Agreements covering tertiary qualifications in engineering
There are three agreements covering mutual recognition in respect of tertiary-level qualifications in engineering:

The Washington Accord signed in 1989 was the first - it recognises substantial equivalence in the accreditation of qualifications in professional engineering, normally of four years duration.

The Sydney Accord commenced in 2001 and recognises substantial equivalence in the accreditation of qualifications in engineering technology, normally of three years duration.

The Dublin Accord is an agreement for substantial equivalence in the accreditation of tertiary qualifications in technician engineering, normally of two years duration. It commenced in 2002.


Agreements covering competence standards for practising engineers
The other three agreements cover recognition of equivalence at the practising engineer level i.e. it is individual people, not qualifications that are seen to meet the benchmark standard.
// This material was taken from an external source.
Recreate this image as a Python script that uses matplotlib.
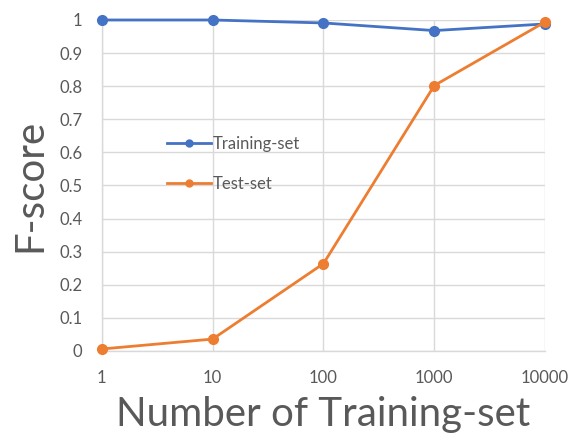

The concept of these agreements is that a person recognised in one country as reaching the agreed international standard of competence should only be minimally assessed (primarily for local knowledge) prior to obtaining registration in another country that is party to the agreement.

The oldest such agreement is the APEC Engineer agreement which commenced in 1999. This has Government support in the participating APEC economies. The representative organization in each economy creates a "register" of those engineers wishing to be recognised as meeting the generic international standard. Other economies should give credit when such an engineer seeks to have his or her competence recognised. The Agreement is largely administered between engineering bodies, but there can be Government representation and substantive changes need to be signed off at governmental APEC Agreement level.

The International Professional Engineers agreement commenced in 2001. It operates the same competence standard as the APEC Engineer agreement but any country/economy may join. The parties to the agreement are largely engineering bodies. There are intentions to draw IPEA and APEC closer together.

The International Engineering Technologist agreement was signed by participating economies/countries in 2003. The parties to the Agreement have agreed driver to commence establishing a mutual recognition scheme for engineering technologists.